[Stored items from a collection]
§
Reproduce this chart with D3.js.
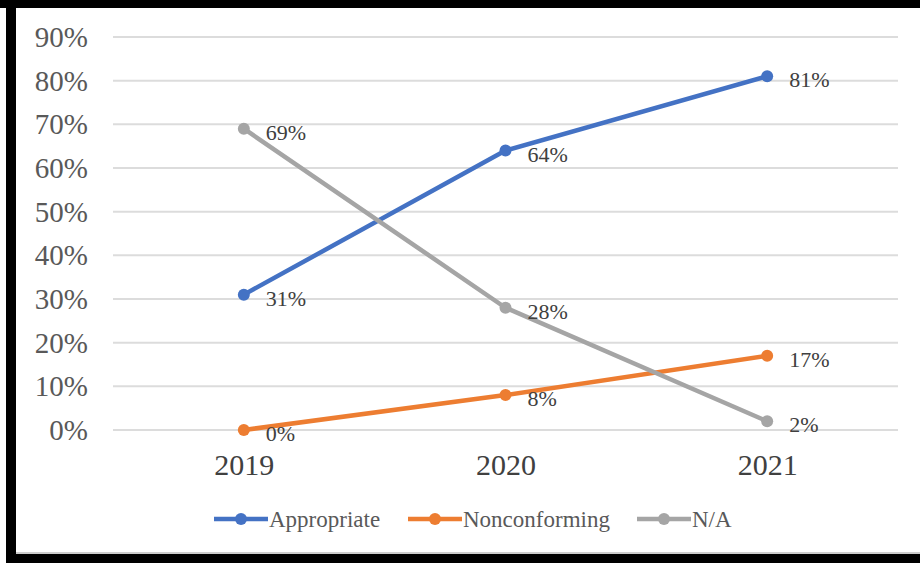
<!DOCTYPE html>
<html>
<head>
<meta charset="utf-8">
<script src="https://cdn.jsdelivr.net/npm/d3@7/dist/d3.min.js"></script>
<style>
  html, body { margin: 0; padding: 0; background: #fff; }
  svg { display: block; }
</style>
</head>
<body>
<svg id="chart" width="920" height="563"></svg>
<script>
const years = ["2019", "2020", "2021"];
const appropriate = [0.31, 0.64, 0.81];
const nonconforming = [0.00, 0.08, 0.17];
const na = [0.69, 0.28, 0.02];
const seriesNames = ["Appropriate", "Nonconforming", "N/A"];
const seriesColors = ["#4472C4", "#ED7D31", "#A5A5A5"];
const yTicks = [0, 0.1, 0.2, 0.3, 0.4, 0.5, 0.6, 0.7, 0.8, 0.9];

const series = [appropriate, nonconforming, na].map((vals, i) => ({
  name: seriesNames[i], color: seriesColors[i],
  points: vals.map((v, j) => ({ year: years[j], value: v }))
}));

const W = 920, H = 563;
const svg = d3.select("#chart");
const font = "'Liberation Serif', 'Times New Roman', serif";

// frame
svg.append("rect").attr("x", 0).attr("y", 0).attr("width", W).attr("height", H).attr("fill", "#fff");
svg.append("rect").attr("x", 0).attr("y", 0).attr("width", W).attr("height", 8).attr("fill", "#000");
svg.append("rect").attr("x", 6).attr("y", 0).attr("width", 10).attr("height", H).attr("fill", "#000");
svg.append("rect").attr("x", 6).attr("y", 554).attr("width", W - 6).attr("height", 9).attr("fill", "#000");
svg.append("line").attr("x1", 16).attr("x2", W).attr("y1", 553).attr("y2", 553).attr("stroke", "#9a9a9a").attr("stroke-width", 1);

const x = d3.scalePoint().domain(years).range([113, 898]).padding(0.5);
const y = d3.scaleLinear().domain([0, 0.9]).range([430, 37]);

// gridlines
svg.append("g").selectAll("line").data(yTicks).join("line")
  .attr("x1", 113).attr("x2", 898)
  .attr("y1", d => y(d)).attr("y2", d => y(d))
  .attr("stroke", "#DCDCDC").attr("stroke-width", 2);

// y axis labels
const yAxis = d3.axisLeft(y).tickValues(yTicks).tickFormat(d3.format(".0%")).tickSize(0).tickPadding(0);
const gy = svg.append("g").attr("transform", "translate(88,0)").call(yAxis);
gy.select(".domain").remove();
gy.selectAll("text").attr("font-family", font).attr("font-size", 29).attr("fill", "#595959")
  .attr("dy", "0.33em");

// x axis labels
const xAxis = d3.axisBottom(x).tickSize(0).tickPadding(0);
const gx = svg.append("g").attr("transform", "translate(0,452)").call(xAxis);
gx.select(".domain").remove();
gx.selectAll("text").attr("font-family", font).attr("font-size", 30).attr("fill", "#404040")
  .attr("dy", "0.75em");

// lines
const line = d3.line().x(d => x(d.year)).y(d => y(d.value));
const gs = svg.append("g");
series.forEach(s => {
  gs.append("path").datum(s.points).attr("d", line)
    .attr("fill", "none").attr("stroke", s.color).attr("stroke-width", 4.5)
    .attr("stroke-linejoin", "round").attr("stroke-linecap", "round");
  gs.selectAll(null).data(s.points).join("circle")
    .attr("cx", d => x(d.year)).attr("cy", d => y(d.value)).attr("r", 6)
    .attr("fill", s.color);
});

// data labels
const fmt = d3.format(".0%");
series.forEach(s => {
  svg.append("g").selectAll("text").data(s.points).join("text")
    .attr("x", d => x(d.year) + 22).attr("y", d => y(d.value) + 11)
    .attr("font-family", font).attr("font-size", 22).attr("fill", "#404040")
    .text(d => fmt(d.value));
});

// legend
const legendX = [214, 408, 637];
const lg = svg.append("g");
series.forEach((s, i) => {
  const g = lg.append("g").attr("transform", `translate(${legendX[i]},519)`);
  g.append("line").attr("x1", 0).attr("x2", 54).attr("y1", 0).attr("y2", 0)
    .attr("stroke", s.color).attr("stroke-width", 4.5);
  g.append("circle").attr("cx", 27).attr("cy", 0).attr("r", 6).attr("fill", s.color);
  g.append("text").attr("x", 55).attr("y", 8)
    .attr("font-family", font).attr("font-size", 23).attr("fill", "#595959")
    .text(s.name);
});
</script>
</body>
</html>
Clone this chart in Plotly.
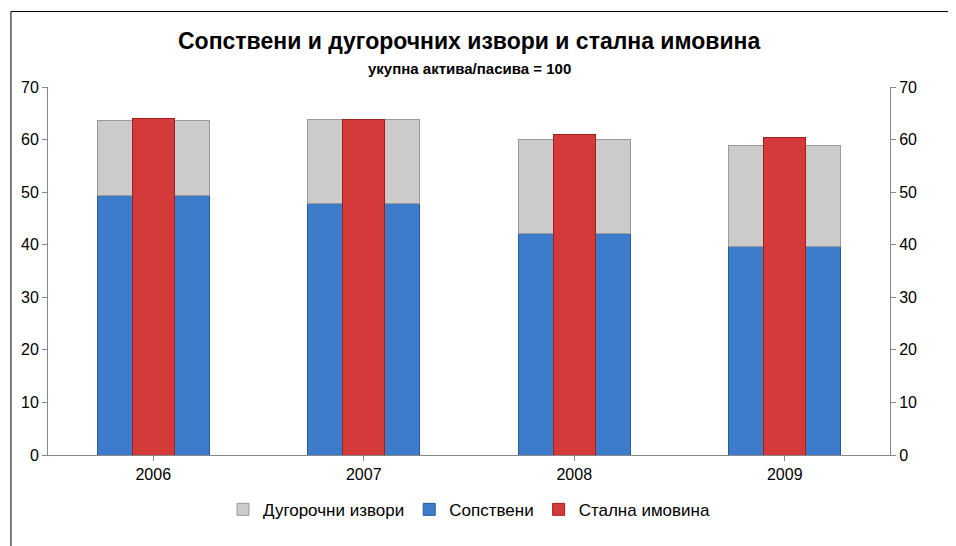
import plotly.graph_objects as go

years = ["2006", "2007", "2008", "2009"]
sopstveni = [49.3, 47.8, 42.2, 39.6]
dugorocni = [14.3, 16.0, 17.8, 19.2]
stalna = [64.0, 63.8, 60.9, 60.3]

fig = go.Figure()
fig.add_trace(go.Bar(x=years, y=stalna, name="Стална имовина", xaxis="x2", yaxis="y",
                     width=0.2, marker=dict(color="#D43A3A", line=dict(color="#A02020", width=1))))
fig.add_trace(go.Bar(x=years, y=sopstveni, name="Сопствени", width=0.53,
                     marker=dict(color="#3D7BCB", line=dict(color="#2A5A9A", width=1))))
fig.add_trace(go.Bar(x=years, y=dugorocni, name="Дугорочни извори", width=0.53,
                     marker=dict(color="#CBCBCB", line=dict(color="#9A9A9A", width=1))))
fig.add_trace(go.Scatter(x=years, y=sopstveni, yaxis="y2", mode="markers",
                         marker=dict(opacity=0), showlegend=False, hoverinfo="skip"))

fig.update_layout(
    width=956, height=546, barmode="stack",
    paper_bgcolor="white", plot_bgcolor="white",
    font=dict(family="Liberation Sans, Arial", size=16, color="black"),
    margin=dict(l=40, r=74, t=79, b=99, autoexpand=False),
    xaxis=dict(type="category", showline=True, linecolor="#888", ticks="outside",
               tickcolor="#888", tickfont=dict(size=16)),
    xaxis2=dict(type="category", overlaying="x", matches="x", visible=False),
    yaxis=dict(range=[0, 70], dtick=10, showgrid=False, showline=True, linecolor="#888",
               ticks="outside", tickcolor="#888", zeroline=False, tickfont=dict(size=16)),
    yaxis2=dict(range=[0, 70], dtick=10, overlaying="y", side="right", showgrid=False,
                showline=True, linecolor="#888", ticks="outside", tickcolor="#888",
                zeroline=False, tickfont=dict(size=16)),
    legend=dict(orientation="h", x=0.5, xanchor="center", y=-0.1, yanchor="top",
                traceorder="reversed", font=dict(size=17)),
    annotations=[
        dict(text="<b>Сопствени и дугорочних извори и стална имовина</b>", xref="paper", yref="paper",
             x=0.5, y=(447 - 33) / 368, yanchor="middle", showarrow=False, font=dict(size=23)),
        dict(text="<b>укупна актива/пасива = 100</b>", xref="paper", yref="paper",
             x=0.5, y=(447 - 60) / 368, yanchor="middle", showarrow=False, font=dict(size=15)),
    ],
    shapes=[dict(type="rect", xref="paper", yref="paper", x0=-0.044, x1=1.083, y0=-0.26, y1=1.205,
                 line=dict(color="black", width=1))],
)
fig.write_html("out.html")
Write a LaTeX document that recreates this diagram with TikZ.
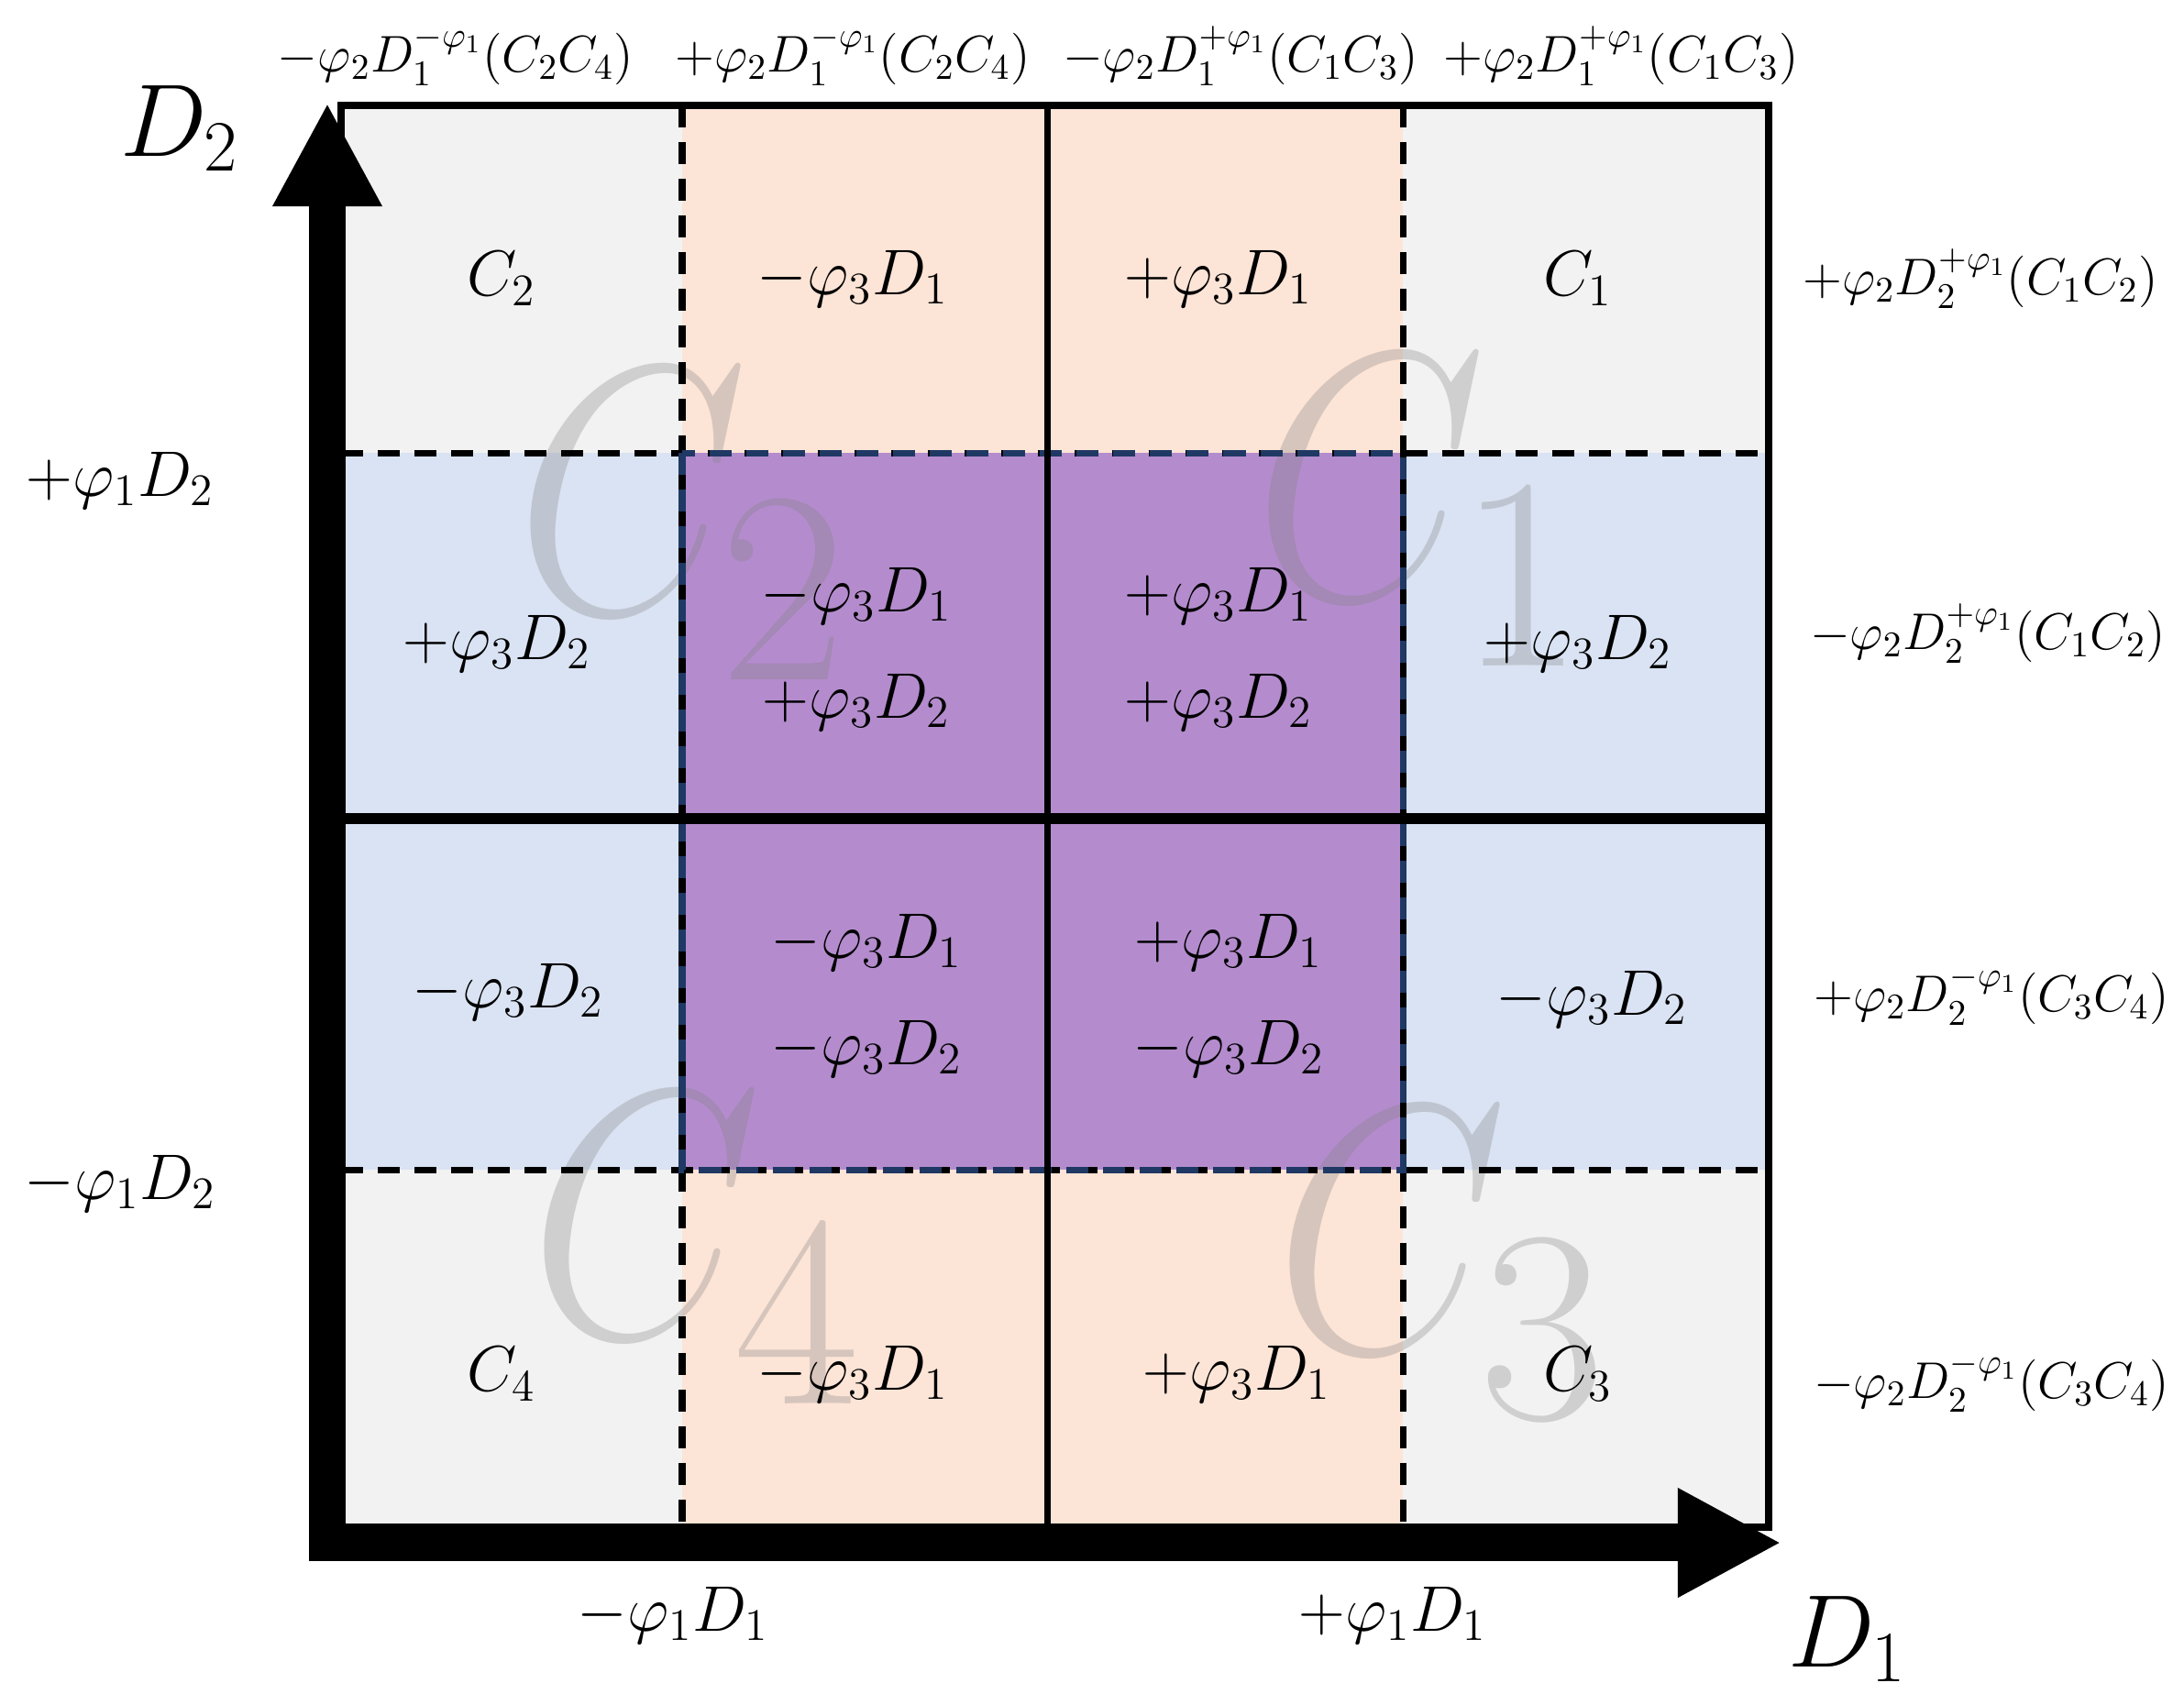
§
What to work on:
Copy all the data exactly as written, but skip any picture.

Right answer:
Reproduce this chart with D3.js.
<!DOCTYPE html>
<html>
<head>
<meta charset="utf-8">
<script src="https://cdn.jsdelivr.net/npm/d3@7/dist/d3.min.js"></script>
<style>
  html, body { margin: 0; padding: 0; background: #fff; }
  svg { display: block; }
</style>
</head>
<body>
<svg id="chart" width="920" height="563"></svg>
<script>
const years = ["2019", "2020", "2021"];
const appropriate = [0.31, 0.64, 0.81];
const nonconforming = [0.00, 0.08, 0.17];
const na = [0.69, 0.28, 0.02];
const seriesNames = ["Appropriate", "Nonconforming", "N/A"];
const seriesColors = ["#4472C4", "#ED7D31", "#A5A5A5"];
const yTicks = [0, 0.1, 0.2, 0.3, 0.4, 0.5, 0.6, 0.7, 0.8, 0.9];

const series = [appropriate, nonconforming, na].map((vals, i) => ({
  name: seriesNames[i], color: seriesColors[i],
  points: vals.map((v, j) => ({ year: years[j], value: v }))
}));

const W = 920, H = 563;
const svg = d3.select("#chart");
const font = "'Liberation Serif', 'Times New Roman', serif";

// frame
svg.append("rect").attr("x", 0).attr("y", 0).attr("width", W).attr("height", H).attr("fill", "#fff");
svg.append("rect").attr("x", 0).attr("y", 0).attr("width", W).attr("height", 8).attr("fill", "#000");
svg.append("rect").attr("x", 6).attr("y", 0).attr("width", 10).attr("height", H).attr("fill", "#000");
svg.append("rect").attr("x", 6).attr("y", 554).attr("width", W - 6).attr("height", 9).attr("fill", "#000");
svg.append("line").attr("x1", 16).attr("x2", W).attr("y1", 553).attr("y2", 553).attr("stroke", "#9a9a9a").attr("stroke-width", 1);

const x = d3.scalePoint().domain(years).range([113, 898]).padding(0.5);
const y = d3.scaleLinear().domain([0, 0.9]).range([430, 37]);

// gridlines
svg.append("g").selectAll("line").data(yTicks).join("line")
  .attr("x1", 113).attr("x2", 898)
  .attr("y1", d => y(d)).attr("y2", d => y(d))
  .attr("stroke", "#DCDCDC").attr("stroke-width", 2);

// y axis labels
const yAxis = d3.axisLeft(y).tickValues(yTicks).tickFormat(d3.format(".0%")).tickSize(0).tickPadding(0);
const gy = svg.append("g").attr("transform", "translate(88,0)").call(yAxis);
gy.select(".domain").remove();
gy.selectAll("text").attr("font-family", font).attr("font-size", 29).attr("fill", "#595959")
  .attr("dy", "0.33em");

// x axis labels
const xAxis = d3.axisBottom(x).tickSize(0).tickPadding(0);
const gx = svg.append("g").attr("transform", "translate(0,452)").call(xAxis);
gx.select(".domain").remove();
gx.selectAll("text").attr("font-family", font).attr("font-size", 30).attr("fill", "#404040")
  .attr("dy", "0.75em");

// lines
const line = d3.line().x(d => x(d.year)).y(d => y(d.value));
const gs = svg.append("g");
series.forEach(s => {
  gs.append("path").datum(s.points).attr("d", line)
    .attr("fill", "none").attr("stroke", s.color).attr("stroke-width", 4.5)
    .attr("stroke-linejoin", "round").attr("stroke-linecap", "round");
  gs.selectAll(null).data(s.points).join("circle")
    .attr("cx", d => x(d.year)).attr("cy", d => y(d.value)).attr("r", 6)
    .attr("fill", s.color);
});

// data labels
const fmt = d3.format(".0%");
series.forEach(s => {
  svg.append("g").selectAll("text").data(s.points).join("text")
    .attr("x", d => x(d.year) + 22).attr("y", d => y(d.value) + 11)
    .attr("font-family", font).attr("font-size", 22).attr("fill", "#404040")
    .text(d => fmt(d.value));
});

// legend
const legendX = [214, 408, 637];
const lg = svg.append("g");
series.forEach((s, i) => {
  const g = lg.append("g").attr("transform", `translate(${legendX[i]},519)`);
  g.append("line").attr("x1", 0).attr("x2", 54).attr("y1", 0).attr("y2", 0)
    .attr("stroke", s.color).attr("stroke-width", 4.5);
  g.append("circle").attr("cx", 27).attr("cy", 0).attr("r", 6).attr("fill", s.color);
  g.append("text").attr("x", 55).attr("y", 8)
    .attr("font-family", font).attr("font-size", 23).attr("fill", "#595959")
    .text(s.name);
});
</script>
</body>
</html>
Clone this chart in Plotly.
import plotly.graph_objects as go

years = ["2006", "2007", "2008", "2009"]
sopstveni = [49.3, 47.8, 42.2, 39.6]
dugorocni = [14.3, 16.0, 17.8, 19.2]
stalna = [64.0, 63.8, 60.9, 60.3]

fig = go.Figure()
fig.add_trace(go.Bar(x=years, y=stalna, name="Стална имовина", xaxis="x2", yaxis="y",
                     width=0.2, marker=dict(color="#D43A3A", line=dict(color="#A02020", width=1))))
fig.add_trace(go.Bar(x=years, y=sopstveni, name="Сопствени", width=0.53,
                     marker=dict(color="#3D7BCB", line=dict(color="#2A5A9A", width=1))))
fig.add_trace(go.Bar(x=years, y=dugorocni, name="Дугорочни извори", width=0.53,
                     marker=dict(color="#CBCBCB", line=dict(color="#9A9A9A", width=1))))
fig.add_trace(go.Scatter(x=years, y=sopstveni, yaxis="y2", mode="markers",
                         marker=dict(opacity=0), showlegend=False, hoverinfo="skip"))

fig.update_layout(
    width=956, height=546, barmode="stack",
    paper_bgcolor="white", plot_bgcolor="white",
    font=dict(family="Liberation Sans, Arial", size=16, color="black"),
    margin=dict(l=40, r=74, t=79, b=99, autoexpand=False),
    xaxis=dict(type="category", showline=True, linecolor="#888", ticks="outside",
               tickcolor="#888", tickfont=dict(size=16)),
    xaxis2=dict(type="category", overlaying="x", matches="x", visible=False),
    yaxis=dict(range=[0, 70], dtick=10, showgrid=False, showline=True, linecolor="#888",
               ticks="outside", tickcolor="#888", zeroline=False, tickfont=dict(size=16)),
    yaxis2=dict(range=[0, 70], dtick=10, overlaying="y", side="right", showgrid=False,
                showline=True, linecolor="#888", ticks="outside", tickcolor="#888",
                zeroline=False, tickfont=dict(size=16)),
    legend=dict(orientation="h", x=0.5, xanchor="center", y=-0.1, yanchor="top",
                traceorder="reversed", font=dict(size=17)),
    annotations=[
        dict(text="<b>Сопствени и дугорочних извори и стална имовина</b>", xref="paper", yref="paper",
             x=0.5, y=(447 - 33) / 368, yanchor="middle", showarrow=False, font=dict(size=23)),
        dict(text="<b>укупна актива/пасива = 100</b>", xref="paper", yref="paper",
             x=0.5, y=(447 - 60) / 368, yanchor="middle", showarrow=False, font=dict(size=15)),
    ],
    shapes=[dict(type="rect", xref="paper", yref="paper", x0=-0.044, x1=1.083, y0=-0.26, y1=1.205,
                 line=dict(color="black", width=1))],
)
fig.write_html("out.html")
Write a LaTeX document that recreates this diagram with TikZ.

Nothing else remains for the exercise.